Canadian Soldiers Sikhs
This film follows the process that 10 Sikh men in the World War I era Canadian army experienced, through enlistment, training and transport to France by troop ship. It features the struggles these Sikh soldiers faced and the battles they fought. The film traces the soldiers' return to civilian life, their descendants and a visit to the two European graves of the Canadian Sikh soldiers.
GLUT: The Untold Story of Punjab
Just more than 75 pecent of Punjab's youth are addicted to drugs. A multi-million drug nexus operates freely under the noses of multiple officials and law enforcement agencies, leaving them mere bystanders to Punjab's erosion. The yearly consumption of alcohol in Punjab is touching 29 Crore bottles making it one of the highest per capita consumers of alcohol in the world. The scenario is worsening at such a rapid rate, experts have already begun to predict the end of the State.
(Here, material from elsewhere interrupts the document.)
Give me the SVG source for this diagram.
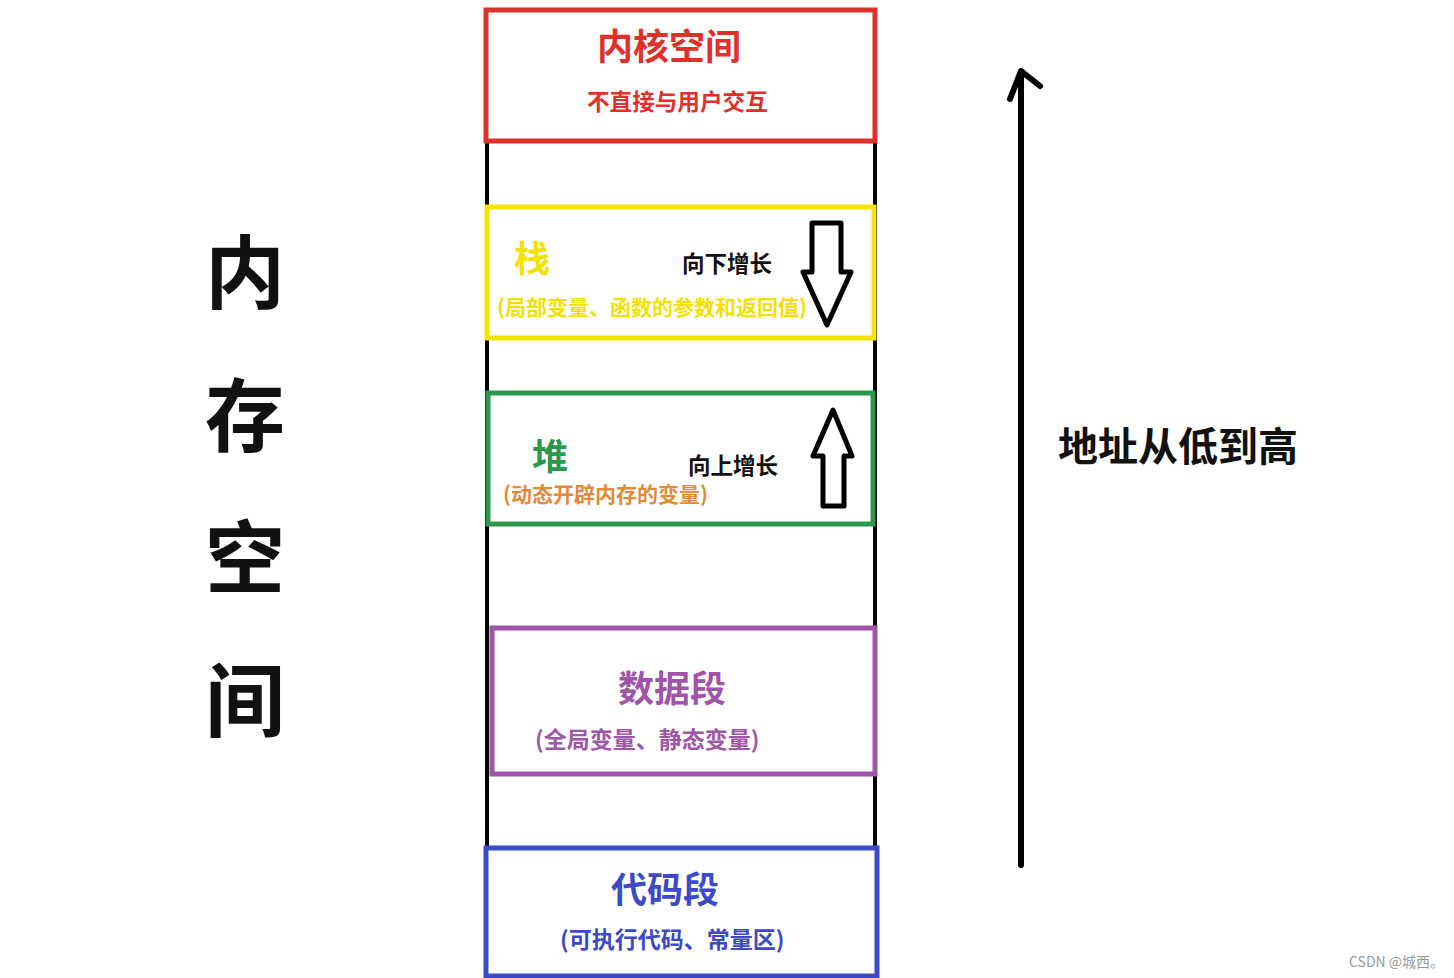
<svg xmlns="http://www.w3.org/2000/svg" width="1454" height="978" viewBox="0 0 1454 978">
<style>
text{font-family:"Noto Sans CJK SC","Noto Sans",sans-serif;font-weight:bold}
.box{fill:none;stroke-width:5}
.t{font-size:36px;text-anchor:middle}
.s{font-size:22.5px}
.k{fill:#111}
</style>
<rect width="1454" height="978" fill="#fff"/>
<g id="frame" stroke="#000" stroke-width="4">
<line x1="487" y1="140" x2="487" y2="850"/>
<line x1="875" y1="140" x2="875" y2="850"/>
</g>
<g id="kernel">
<rect class="box" x="486" y="10" width="389" height="131" stroke="#e0302a"/>
<text class="t" x="669" y="60" fill="#e0302a">内核空间</text>
<text x="587" y="110" fill="#e0302a" font-size="22.6">不直接与用户交互</text>
</g>
<g id="stack">
<rect class="box" x="487" y="207" width="387" height="131" stroke="#f5e400"/>
<text class="t" x="532" y="272" fill="#f5e100">栈</text>
<text class="s k" x="682" y="272">向下增长</text>
<text x="497" y="315" fill="#f5e100" font-size="21">(局部变量、函数的参数和返回值)</text>
<path d="M812 223 H841 V272 H851 L827 325 L803 272 H812 Z" fill="#fff" stroke="#000" stroke-width="5" stroke-linejoin="round"/>
</g>
<g id="heap">
<rect class="box" x="488" y="393" width="385" height="131" stroke="#2a9a4a"/>
<text class="t" x="550" y="470" fill="#2a9a4a">堆</text>
<text class="s k" x="688" y="474">向上增长</text>
<text x="503" y="502" fill="#e08a3a" font-size="21">(动态开辟内存的变量)</text>
<path d="M823 506 H844 V456 H852 L833 410 L813 456 H823 Z" fill="#fff" stroke="#000" stroke-width="5" stroke-linejoin="round"/>
</g>
<g id="data">
<rect class="box" x="492" y="628" width="383" height="146" stroke="#a055a8"/>
<text class="t" x="672" y="702" fill="#a055a8">数据段</text>
<text x="535" y="748" fill="#a055a8" font-size="23">(全局变量、静态变量)</text>
</g>
<g id="code">
<rect class="box" x="486" y="848" width="391" height="128" stroke="#3c4ac8"/>
<text class="t" x="665" y="903" fill="#3c4ac8">代码段</text>
<text x="560" y="948" fill="#3c4ac8" font-size="23">(可执行代码、常量区)</text>
</g>
<g id="memory-label" font-size="80" class="k">
<text x="245" y="302" text-anchor="middle">内</text>
<text x="245" y="445" text-anchor="middle">存</text>
<text x="245" y="587" text-anchor="middle">空</text>
<text x="245" y="730" text-anchor="middle">间</text>
</g>
<g id="connectors" stroke="#000" stroke-width="6" fill="none" stroke-linecap="round" stroke-linejoin="round">
<line x1="1021" y1="865" x2="1021" y2="72"/>
<polyline points="1010,99 1021,71 1040,86"/>
</g>
<g id="address-label">
<text x="1058" y="461" font-size="40" class="k">地址从低到高</text>
</g>
<text x="1349" y="967" font-size="14" fill="#999" style="font-weight:normal">CSDN @城西。</text>
</svg>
Hew McLeod: A Kiwi Sikh Historian
The unlikely story of one New Zealander, the son of a sheep farmer from Fielding, who has spent a lifetime researching the Sikh people of India. He conducted groundbreaking research into Punjabi immigration to New Zealand, preserving the early history of this sizable group for generations to come. The soft-spoken emeritus professor, who has inflamed controversy and blazed a trail for other scholars to follow over four decades, speaks for the first time.
"Sikhligar" is a documentary portraying the lives of the Sikligar Sikhs: the blacksmith/ironsmiths and weapons-makers of the Khalsa Army of the Sikhs. Very little is known about the Sikligars in and outside of India, as they have been displaced through years of colonization and government oppression. Illiterate for the last 300 years, the Sikligars are beginning to empower themselves through different means.
Sikh-American teenager Angad takes the message of friendship and building bridges to an international level. He and his American classmates host 32 French teens for two weeks as part of an exchange program. They get to know French lifestyle and culture on an individual level, breaking the common stereotypes that they had of the French, while showing their guests the true face of America. At the end of the program the students are almost culturally (Ex) Changed.
Kuldeep Singh and Jagjeet Singh, Sikh by religion, are two best childhood friends living as neighbors in New Delhi, India. Kuldeep has always looked upon Jagjeet as his younger brother and cares deeply for him. The film is set amidst the backdrop of the 1984 Delhi riots and examines the toll this tumultuous event takes on their friendship.
Let It Out
"Let It Out" is a music video addressing the topic of bullying and harassment in schools. The film concerns a young Sikh boy who remains faithful to his religion but is bullied because he looks different. The boy eventually learns how to deal with bullying. The most important thing to remember is to not bottle up your emotions, and instead talk to someone and "Let It Out."
Two friends who share a common background reunite after several years of being apart. One is a Sikh who has cut his hair after being brutalized during a hate crime, and the other has kept his hair since birth. Their dialogue deals with issues Sikhs face when trying to assimilate into modern American society, while maintaining their cultural and religious heritage.
Ninety-five years ago, a messiah named Bhagat Puran nourished the Sikh Act of Faith, and for 14 long years he cared for a spastic child on his shoulders. With Sikhs, all deeds of altruism are acts of faith -- helping others, serving the needy, treating the sick, standing for justice and selfless public service. He started a movement, Pingalwar,a to provide a home for handicapped, terminally ill and others shunned by society.